The exercise: Leave out all pictures. Return exactly the lines from the top of the material through the line containing "at (4.62, -20.6)".

Material provided:
# # # # # # #

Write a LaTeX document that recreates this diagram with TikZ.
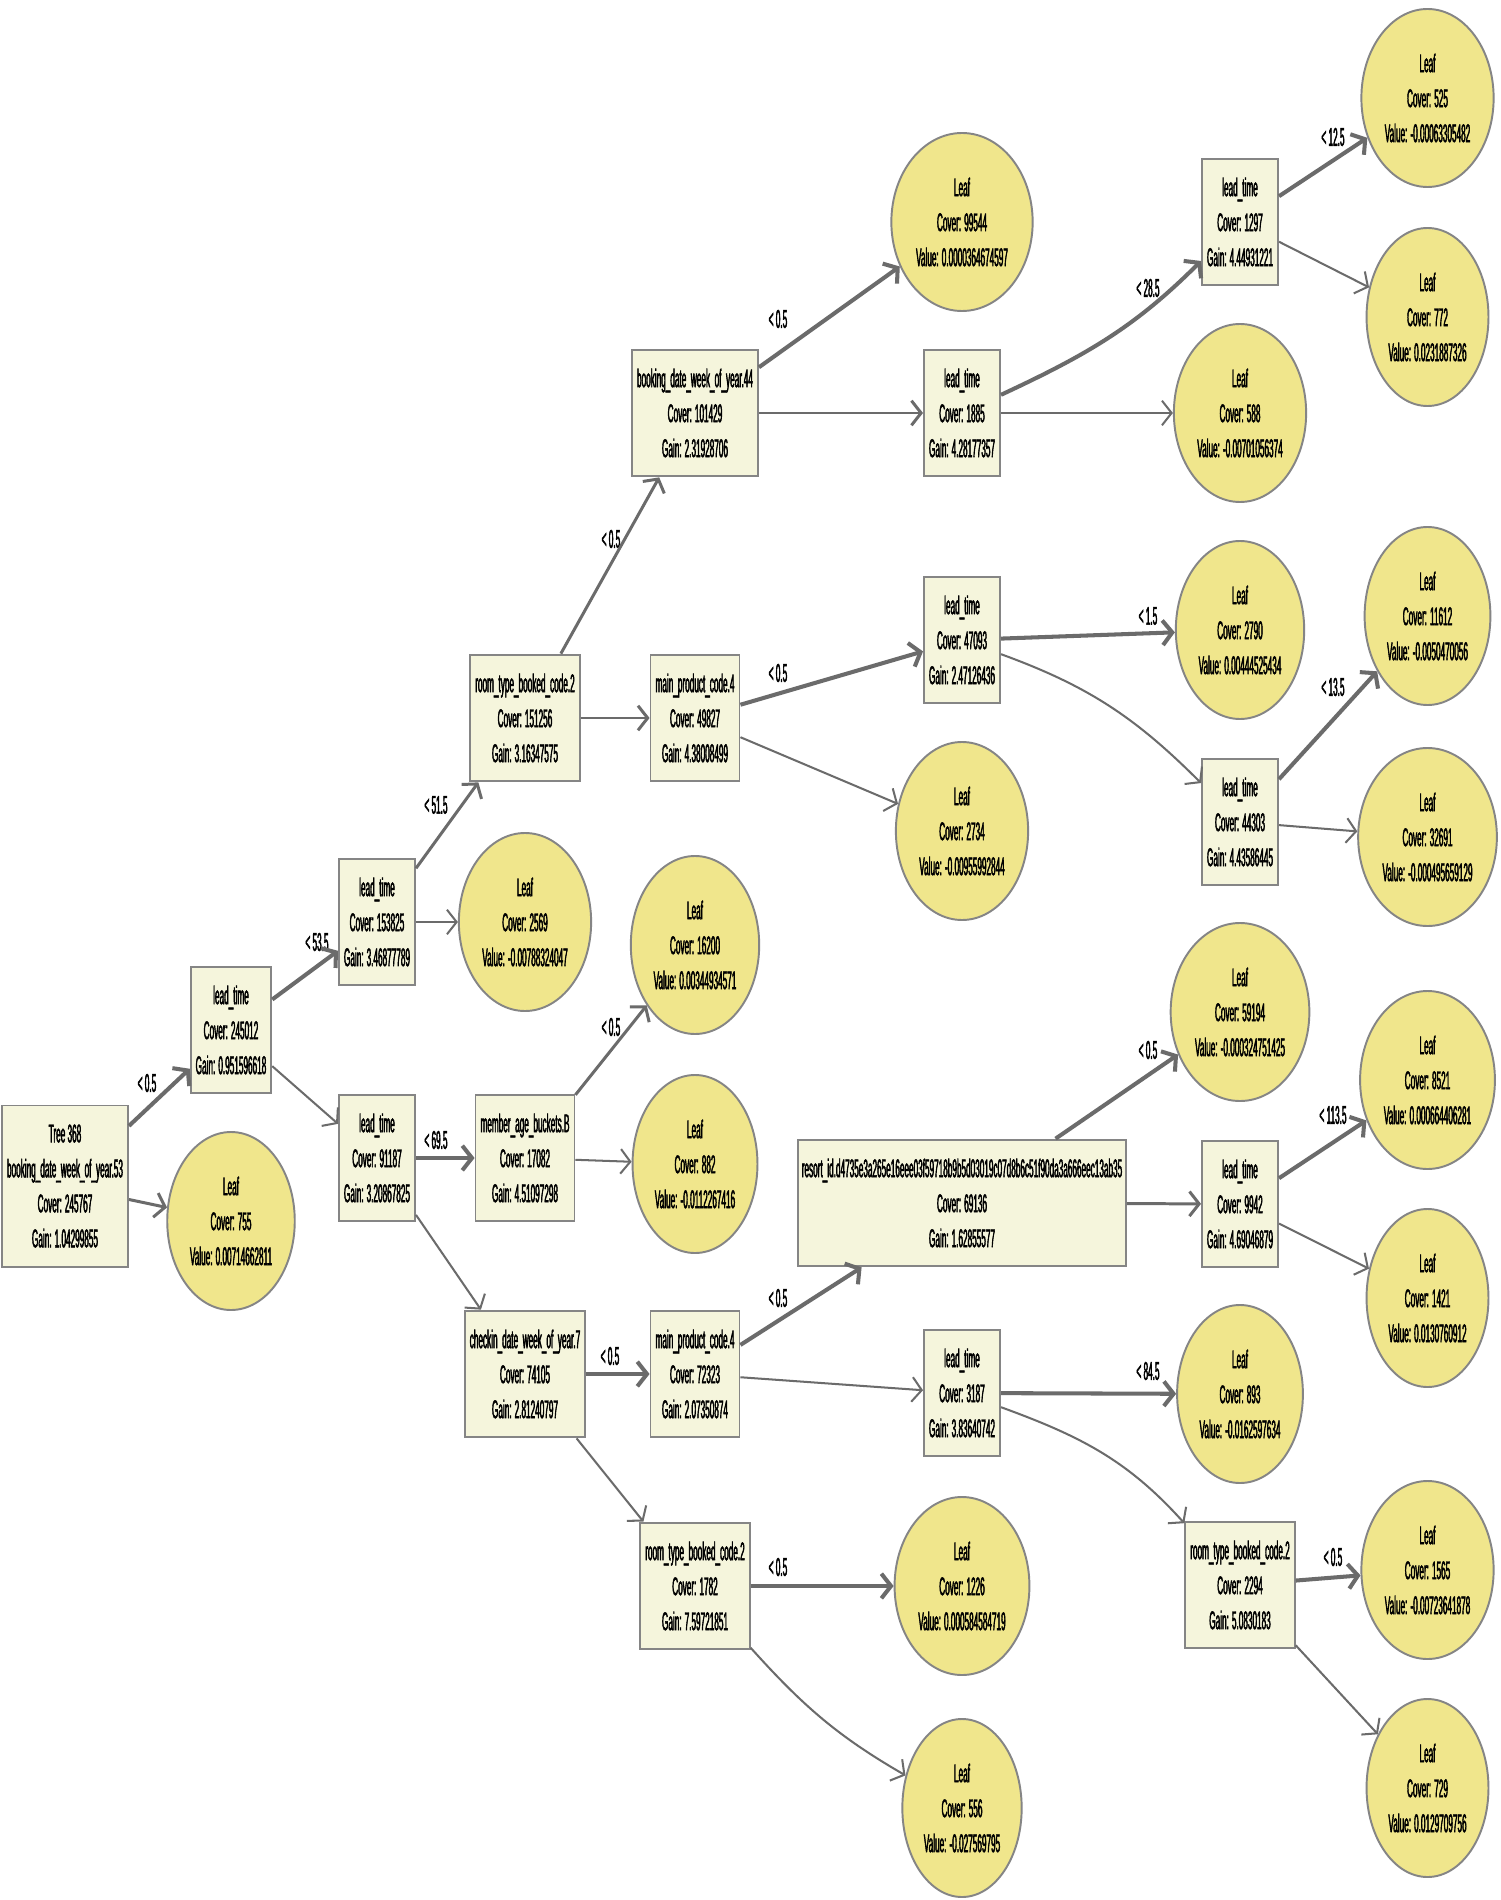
\documentclass[tikz,border=0pt]{standalone}
\usepackage{fontspec}
\setmainfont{Liberation Sans}[FakeStretch=0.32, FakeBold=1.6]
\usepackage{tikz}
\usetikzlibrary{arrows.meta,shapes.geometric}

\newcommand{\treefont}{\fontsize{14.6pt}{19.9pt}\selectfont}
\definecolor{splitfill}{HTML}{F5F5DC}
\definecolor{leaffill}{HTML}{F0E68C}
\definecolor{edgegray}{HTML}{6B6B6B}
\definecolor{bordergray}{HTML}{858585}

\begin{document}
\begin{tikzpicture}[every node/.style={font=\treefont, align=center},
		splitbox/.style={rectangle, fill=splitfill, draw=bordergray, line width=1.1pt, inner xsep=0.1cm, inner ysep=0.38cm},
		leafnode/.style={ellipse, fill=leaffill, draw=bordergray, line width=1.1pt, inner sep=0.08cm, minimum height=3.56cm},
		yesline/.style={draw=edgegray, line width=2.3pt, -{Straight Barb[length=5.5pt, width=14pt]}},
		midline/.style={draw=edgegray, line width=1.7pt, -{Straight Barb[length=5.5pt, width=14pt]}},
		noline/.style={draw=edgegray, line width=1.15pt, -{Straight Barb[length=5.5pt, width=14pt]}},
		cond/.style={inner sep=0pt}]
		\fill[white] (0, 0) rectangle (30, -38);
		\useasboundingbox (0, 0) rectangle (30, -38);
		
		\node[splitbox] (a) at (1.3, -23.72) {Tree 368\\booking\_date\_week\_of\_year.53\\Cover: 245767\\Gain: 1.04299855};
		
		\node[leafnode] (b) at (4.62, -24.42) {Leaf\\Cover: 755\\Value: 0.00714662811};
		\node[splitbox] (c) at (4.62, -20.6) {lead\_time\\Cover: 245012\\Gain: 0.951596618};
		
		\node[splitbox] (d) at (7.54, -18.44) {lead\_time\\Cover: 153825\\Gain: 3.46877789};
		\node[splitbox] (e) at (7.54, -23.16) {lead\_time\\Cover: 91187\\Gain: 3.20867825};
		
		\node[splitbox] (f) at (10.5, -14.36) {room\_type\_booked\_code.2\\Cover: 151256\\Gain: 3.16347575};
		\node[leafnode] (g) at (10.5, -18.44) {Leaf\\Cover: 2569\\Value: -0.00788324047};
		\node[splitbox] (h) at (10.5, -23.16) {member\_age\_buckets.B\\Cover: 17082\\Gain: 4.51097298};
		\node[splitbox] (i) at (10.5, -27.48) {checkin\_date\_week\_of\_year.7\\Cover: 74105\\Gain: 2.81240797};
		
		\node[splitbox] (j) at (13.9, -8.26) {booking\_date\_week\_of\_year.44\\Cover: 101429\\Gain: 2.31928706};
		\node[splitbox] (k) at (13.9, -14.36) {main\_product\_code.4\\Cover: 49827\\Gain: 4.38008499};
		\node[leafnode] (l) at (13.9, -18.9) {Leaf\\Cover: 16200\\Value: 0.00344934571};
		\node[leafnode] (m) at (13.9, -23.28) {Leaf\\Cover: 882\\Value: -0.0112267416};
		\node[splitbox] (n) at (13.9, -27.48) {main\_product\_code.4\\Cover: 72323\\Gain: 2.07350874};
		\node[splitbox] (o) at (13.9, -31.72) {room\_type\_booked\_code.2\\Cover: 1782\\Gain: 7.59721851};
		
		\node[leafnode] (p) at (19.24, -4.44) {Leaf\\Cover: 99544\\Value: 0.0000364674597};
		\node[splitbox] (q) at (19.24, -8.26) {lead\_time\\Cover: 1885\\Gain: 4.28177357};
		\node[splitbox] (r) at (19.24, -12.8) {lead\_time\\Cover: 47093\\Gain: 2.47126436};
		\node[leafnode] (s) at (19.24, -16.62) {Leaf\\Cover: 2734\\Value: -0.00955992844};
		\node[splitbox, inner xsep=0pt, minimum width=6.56cm] (t) at (19.24, -24.06) {resort\_id.d4735e3a265e16eee03f59718b9b5d03019c07d8b6c51f90da3a666eec13ab35\\Cover: 69136\\Gain: 1.62855577};
		\node[splitbox] (u) at (19.24, -27.86) {lead\_time\\Cover: 3187\\Gain: 3.83640742};
		\node[leafnode] (v) at (19.24, -31.72) {Leaf\\Cover: 1226\\Value: 0.000584584719};
		\node[leafnode] (w) at (19.24, -36.16) {Leaf\\Cover: 556\\Value: -0.027569795};
		
		\node[splitbox] (x) at (24.8, -4.44) {lead\_time\\Cover: 1297\\Gain: 4.44931221};
		\node[leafnode] (y) at (24.8, -8.26) {Leaf\\Cover: 588\\Value: -0.00701056374};
		\node[leafnode] (z) at (24.8, -12.6) {Leaf\\Cover: 2790\\Value: 0.00444525434};
		\node[splitbox] (aa) at (24.8, -16.44) {lead\_time\\Cover: 44303\\Gain: 4.43586445};
		\node[leafnode] (ab) at (24.8, -20.24) {Leaf\\Cover: 59194\\Value: -0.000324751425};
		\node[splitbox] (ac) at (24.8, -24.08) {lead\_time\\Cover: 9942\\Gain: 4.69046879};
		\node[leafnode] (ad) at (24.8, -27.88) {Leaf\\Cover: 893\\Value: -0.0162597634};
		\node[splitbox] (ae) at (24.8, -31.7) {room\_type\_booked\_code.2\\Cover: 2294\\Gain: 5.0830183};
		
		\node[leafnode] (af) at (28.55, -1.96) {Leaf\\Cover: 525\\Value: -0.00063305482};
		\node[leafnode] (ag) at (28.55, -6.34) {Leaf\\Cover: 772\\Value: 0.0231887326};
		\node[leafnode] (ah) at (28.55, -12.32) {Leaf\\Cover: 11612\\Value: -0.0050470056};
		\node[leafnode] (ai) at (28.55, -16.74) {Leaf\\Cover: 32691\\Value: -0.000495659129};
		\node[leafnode] (aj) at (28.55, -21.6) {Leaf\\Cover: 8521\\Value: 0.000664406281};
		\node[leafnode] (ak) at (28.55, -25.96) {Leaf\\Cover: 1421\\Value: 0.0130760912};
		\node[leafnode] (al) at (28.55, -31.4) {Leaf\\Cover: 1565\\Value: -0.00723641878};
		\node[leafnode] (am) at (28.55, -35.76) {Leaf\\Cover: 729\\Value: 0.0129709756};
		
		\node[cond] (l1) at (2.94, -21.66) {< 0.5};
		\node[cond] (l2) at (6.34, -18.84) {< 53.5};
		\node[cond] (l3) at (8.72, -16.1) {< 51.5};
		\node[cond] (l4) at (12.22, -10.78) {< 0.5};
		\node[cond] (l5) at (15.56, -6.38) {< 0.5};
		\node[cond] (l6) at (22.96, -5.76) {< 28.5};
		\node[cond] (l7) at (26.66, -2.74) {< 12.5};
		\node[cond] (l8) at (15.56, -13.46) {< 0.5};
		\node[cond] (l9) at (22.96, -12.32) {< 1.5};
		\node[cond] (l10) at (26.66, -13.74) {< 13.5};
		\node[cond] (l11) at (8.72, -22.8) {< 69.5};
		\node[cond] (l12) at (12.22, -20.54) {< 0.5};
		\node[cond] (l13) at (12.2, -27.12) {< 0.5};
		\node[cond] (l14) at (15.56, -25.96) {< 0.5};
		\node[cond] (l15) at (22.96, -21.0) {< 0.5};
		\node[cond] (l16) at (26.66, -22.3) {< 113.5};
		\node[cond] (l17) at (22.96, -27.42) {< 84.5};
		\node[cond] (l18) at (26.66, -31.14) {< 0.5};
		\node[cond] (l19) at (15.56, -31.34) {< 0.5};
		
		\draw[yesline] (a) -- (c);
		\draw[midline] (a) -- (b);
		
		\draw[yesline] (c) -- (d);
		\draw[noline] (c) -- (e);
		
		\draw[midline] (d) -- (f);
		\draw[noline] (d) -- (g);
		\draw[yesline] (e) -- (h);
		\draw[noline] (e) -- (i);
		
		\draw[midline] (f) -- (j);
		\draw[midline] (f) -- (k);
		\draw[midline] (h) -- (l);
		\draw[noline] (h) -- (m);
		\draw[yesline] (i) -- (n);
		\draw[noline] (i) -- (o);
		
		\draw[yesline] (j) -- (p);
		\draw[midline] (j) -- (q);
		\draw[yesline] (k) -- (r);
		\draw[noline] (k) -- (s);
		\draw[yesline] (n) -- (t);
		\draw[noline] (n) -- (u);
		\draw[yesline] (o) -- (v);
		\draw[noline] (o) to[out=-48, in=150] (w);
		
		\draw[yesline] (q) to[out=25, in=225] (x);
		\draw[noline] (q) -- (y);
		\draw[yesline] (r) -- (z);
		\draw[noline] (r) to[out=-20, in=135] (aa);
		\draw[yesline] (t) -- (ab);
		\draw[midline] (t) -- (ac);
		\draw[yesline] (u) -- (ad);
		\draw[noline] (u) to[out=-20, in=132] (ae);
		
		\draw[yesline] (x) -- (af);
		\draw[noline] (x) -- (ag);
		\draw[yesline] (aa) -- (ah);
		\draw[noline] (aa) -- (ai);
		\draw[yesline] (ac) -- (aj);
		\draw[noline] (ac) -- (ak);
		\draw[yesline] (ae) -- (al);
		\draw[noline] (ae) -- (am);
	\end{tikzpicture}
\end{document}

# # # # # # #

Solution to this problem:
Write a LaTeX document that recreates this diagram with TikZ.
\documentclass[tikz,border=0pt]{standalone}
\usepackage{fontspec}
\setmainfont{Liberation Sans}[FakeStretch=0.32, FakeBold=1.6]
\usepackage{tikz}
\usetikzlibrary{arrows.meta,shapes.geometric}

\newcommand{\treefont}{\fontsize{14.6pt}{19.9pt}\selectfont}
\definecolor{splitfill}{HTML}{F5F5DC}
\definecolor{leaffill}{HTML}{F0E68C}
\definecolor{edgegray}{HTML}{6B6B6B}
\definecolor{bordergray}{HTML}{858585}

\begin{document}
\begin{tikzpicture}[every node/.style={font=\treefont, align=center},
		splitbox/.style={rectangle, fill=splitfill, draw=bordergray, line width=1.1pt, inner xsep=0.1cm, inner ysep=0.38cm},
		leafnode/.style={ellipse, fill=leaffill, draw=bordergray, line width=1.1pt, inner sep=0.08cm, minimum height=3.56cm},
		yesline/.style={draw=edgegray, line width=2.3pt, -{Straight Barb[length=5.5pt, width=14pt]}},
		midline/.style={draw=edgegray, line width=1.7pt, -{Straight Barb[length=5.5pt, width=14pt]}},
		noline/.style={draw=edgegray, line width=1.15pt, -{Straight Barb[length=5.5pt, width=14pt]}},
		cond/.style={inner sep=0pt}]
		\fill[white] (0, 0) rectangle (30, -38);
		\useasboundingbox (0, 0) rectangle (30, -38);
		
		\node[splitbox] (a) at (1.3, -23.72) {Tree 368\\booking\_date\_week\_of\_year.53\\Cover: 245767\\Gain: 1.04299855};
		
		\node[leafnode] (b) at (4.62, -24.42) {Leaf\\Cover: 755\\Value: 0.00714662811};
		\node[splitbox] (c) at (4.62, -20.6) {lead\_time\\Cover: 245012\\Gain: 0.951596618};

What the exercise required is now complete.